Если верить сестре Лоре, он уже имеет успех у женщин: «Ему хотелось нравиться, и следствием стали весьма пикантные приключения… Я могу лишь сказать, что ни у какого другого молодого человека в начале пути не было столько оснований считать себя фатом». По ее словам, он поспорил с бабушкой на сто экю, что соблазнит одну из самых хорошеньких женщин Парижа, и выиграл. С уверенностью можно говорить о том, что госпожа Саламбье, которая до сих пор вовсе не любила внука, стала находить его общество восхитительным: смеялась его шуткам, охотно играла с ним в вист и бостон, иногда давала денег, чтобы тот прошвырнулся в Пале-Руаяль. В этом Оноре не мог себе отказать. Как только у него заводилась мелочь, умел весело провести время, с гризетками, конечно. Он пользовался их расположением, несмотря на румяное личико, пухлые губы, плохие зубы и громкий голос. А все потому, что эту толстую физиономию выручали невероятно яркие, живые глаза. Глаза – очаровывали, речи – завораживали. Впрочем, дальше легких побед дело пока не шло. Его же влекли завоевания иного рода, не на улицах – в салонах. В любви, как и в искусстве, ему хотелось чего-то необыкновенного. Когда же, наконец, встретится женщина, достойная того, чтобы вместе они стали легендой?
Глава пятая
Улица Ледигьер, пробуждение амбиций
Неожиданный поворот в судьбе Бернара-Франсуа, случившийся в 1819 году, был, по его мнению, пострашнее падения Империи: он бодро готовился встретить свой семьдесят третий день рождения, когда ему предложили подать в отставку. Теперь вместо семи тысяч восьмисот франков жалованья в год отец семейства мог рассчитывать лишь на тысячу шестьсот девяносто пять. Этот удар оказался тем более тяжелым, что господин Бальзак уже лишился значительных средств из-за краха банка «Doumerc et Cie». В создавшемся положении и речи не могло быть о том, чтобы оставаться в Париже, где цены на жилье и еду были чрезвычайно высоки, недешево обходилось и содержание слуг. Следовало обосноваться где-то в другом месте и потуже затянуть пояса. К счастью, один из кузенов госпожи Бальзак – Клод-Антуан Саламбье, купивший дом в Вильпаризи (по дороге в Мо), согласился сдать его недорого лишившимся жилья родственникам. Городок с населением в 500 жителей располагался в 23 км от столицы, его плоские оштукатуренные фасады ровной линией обрамляли прекрасную дорогу. Здесь останавливались многие дилижансы, в распоряжении путешественников было шесть постоялых дворов.
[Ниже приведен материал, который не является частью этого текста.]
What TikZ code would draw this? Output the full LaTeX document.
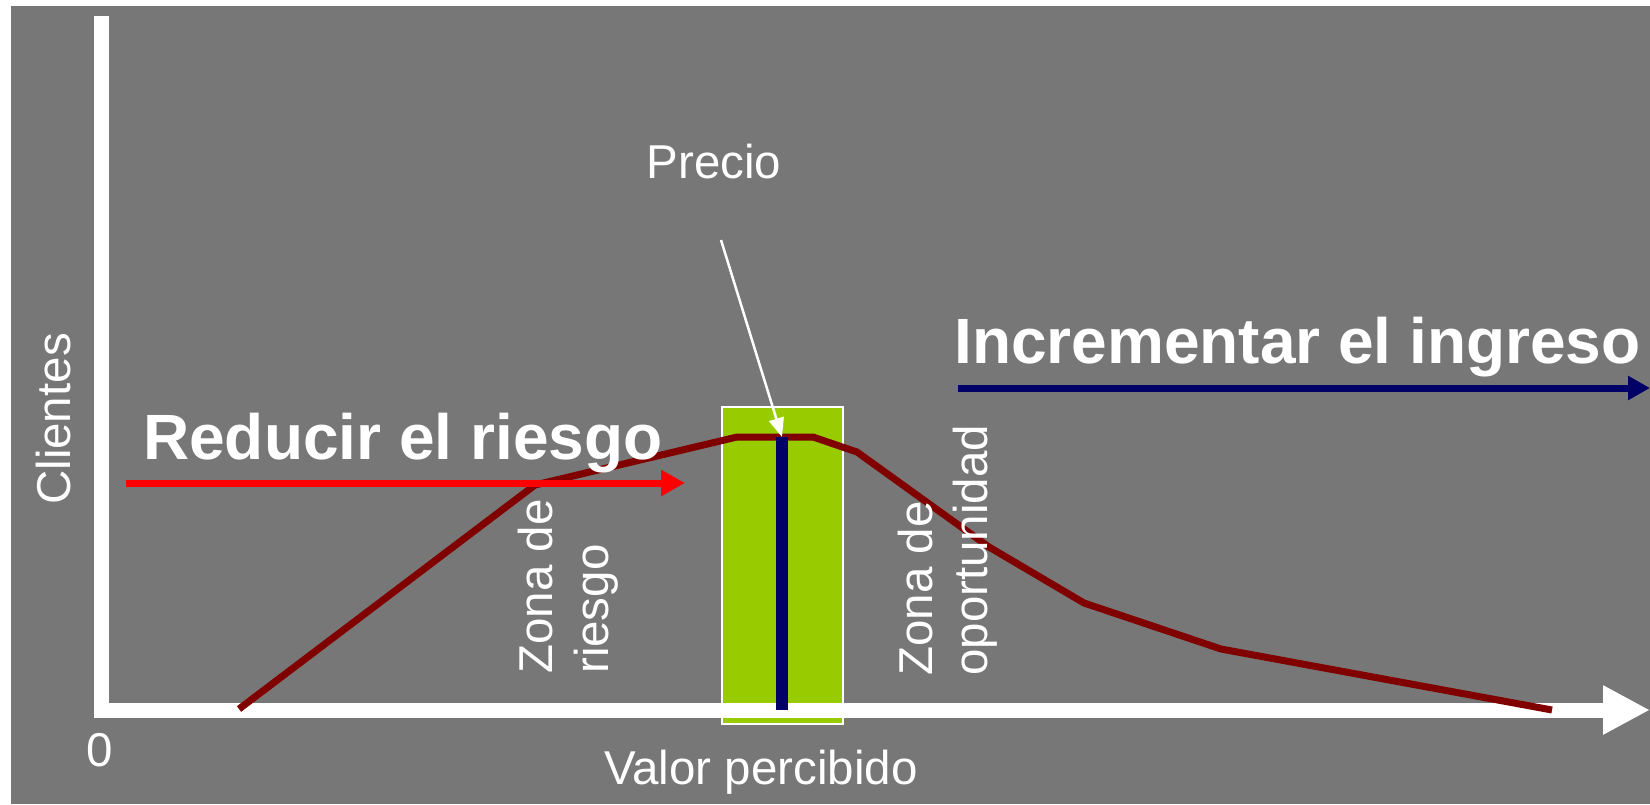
\documentclass[tikz,border=0pt]{standalone}
\usepackage{fontspec}
\setmainfont{Liberation Sans}
\usetikzlibrary{arrows.meta}
\definecolor{bg}{HTML}{777777}
\definecolor{curvered}{HTML}{800000}
\definecolor{navyc}{HTML}{000066}
\definecolor{zonegreen}{HTML}{99CC00}
\begin{document}
\begin{tikzpicture}[x=1pt,y=-1pt,
  lbl/.style={text=white, inner sep=0pt, font=\fontsize{47.5}{56}\selectfont},
  big/.style={text=white, inner sep=0pt, font=\fontsize{64}{77}\selectfont\bfseries},
  vlbl/.style={lbl, rotate=90, anchor=base west},
  axisline/.style={white, line width=15pt, line join=miter},
  arr/.style={line width=7pt, -{Triangle[length=24pt,width=25pt]}}
]
\useasboundingbox (0,0) rectangle (1650,804);
\fill[white] (0,0) rectangle (1650,804);
\fill[bg] (11,6) rectangle (1650,804);
% price zone
\filldraw[fill=zonegreen, draw=white, line width=2pt] (722,407) rectangle (843,724);
% axes
\draw[axisline, -{Triangle[length=47pt,width=46pt]}] (101.5,16) -- (101.5,710) -- (1650,710);
% demand curve
\draw[curvered, line width=7pt] (239,709) -- (535,485) -- (737,437) -- (813,437) -- (857,452)
  -- (989,547) -- (1084,603) -- (1221,649) -- (1552,710);
% price bar
\node[fill=navyc, minimum width=12pt, minimum height=273pt, inner sep=0pt, anchor=north] (price) at (782,437) {};
% arrows
\coordinate (rs) at (126,483);
\coordinate (re) at (685,483);
\draw[red, arr] (rs) -- (re);
\coordinate (bs) at (958,388);
\coordinate (be) at (1650,388);
\draw[navyc, line width=7pt, -{Triangle[length=22pt,width=23pt]}] (bs) -- (be);
% texts
\node[big, anchor=base west] (reducir) at (143,459) {Reducir el riesgo};
\node[big, anchor=base west] (incr) at (954,363) {Incrementar el ingreso};
\node[vlbl] (clientes) at (70,505) {Clientes};
\node[lbl, anchor=base] (cero) at (99.5,766) {0};
\node[lbl, anchor=base] (valor) at (761,784) {Valor percibido};
\node[vlbl] (zr1) at (552,674) {Zona de};
\node[vlbl] (zr2) at (608,674) {riesgo};
\node[vlbl] (zo1) at (932,676) {Zona de};
\node[vlbl] (zo2) at (987,676) {oportunidad};
\node[lbl, anchor=base] (precio) at (714,178) {Precio};
\coordinate (pstart) at (721,240);
\draw[white, line width=2.5pt, -{Triangle[length=19pt,width=15pt]}] (pstart) -- (price.north);
\end{tikzpicture}
\end{document}
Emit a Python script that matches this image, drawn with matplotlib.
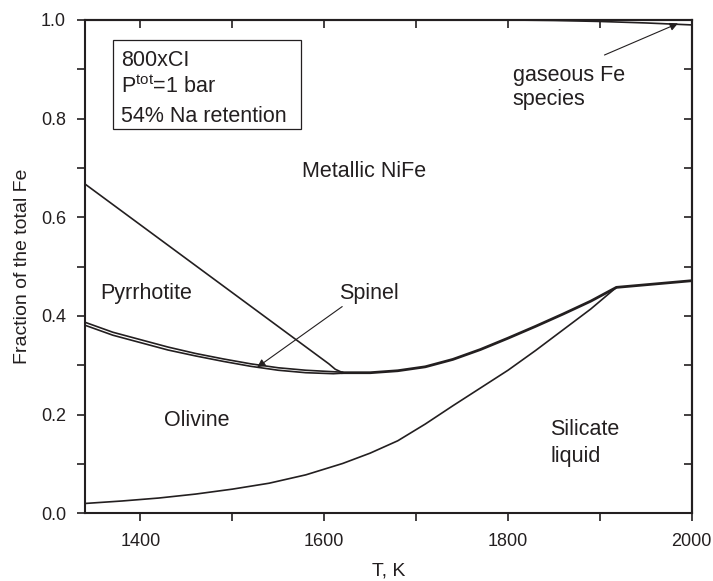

На первом этаже дома, где поселились Бальзаки, располагались прихожая, столовая и гостиная, окна которой выходили на улицу. На втором – три отапливаемые комнаты для госпожи Бальзак, ее матери и дочери Лоры и одна – неотапливаемая, где Бернар-Франсуа разместил свою библиотеку и где проводил дни напролет, несмотря на холод и сквозняки, за чтением любимых книг. Они помогали ему забыть о сложностях, вызванных изменением общественного положения, об уязвленном честолюбии жены, раздражавшейся по пустякам, ворчании впавшей в уныние тещи – бедная женщина никак не могла смириться с тем, что ее зять – старик с прекрасным здоровьем. Впрочем, у него случались приступы подагры, тогда Бернар-Франсуа приводил в пример царя Давида, он тоже страдал от них, но в расцвете сил. Если же вдруг начинал ныть зуб, призывал на помощь всех философов, умевших, не жалуясь, сносить эту неприятность. Дети любили Бальзака – отец всегда был в хорошем настроении и держался молодцом, хотя внешне казался хмурым и сердитым. Лоранс спала в кабинете, примыкавшем к комнате Лоры, Оноре, когда наведывался из Парижа, устраивался на третьем этаже, там же обитал и Анри, приезжавший на каникулы (теперь он учился и жил в пансионе). Слуг наняли на месте, среди них была глуховатая соседка Мари-Франсуаза Пелетье, прозванная «матушка Болтушка», и кухарка Мария-Луиза Лорет, вскоре вышедшая замуж за садовника с фамилией, предопределившей его судьбу, Пьера-Луи Бруэта («brouette» по-французски – «ручная тележка»).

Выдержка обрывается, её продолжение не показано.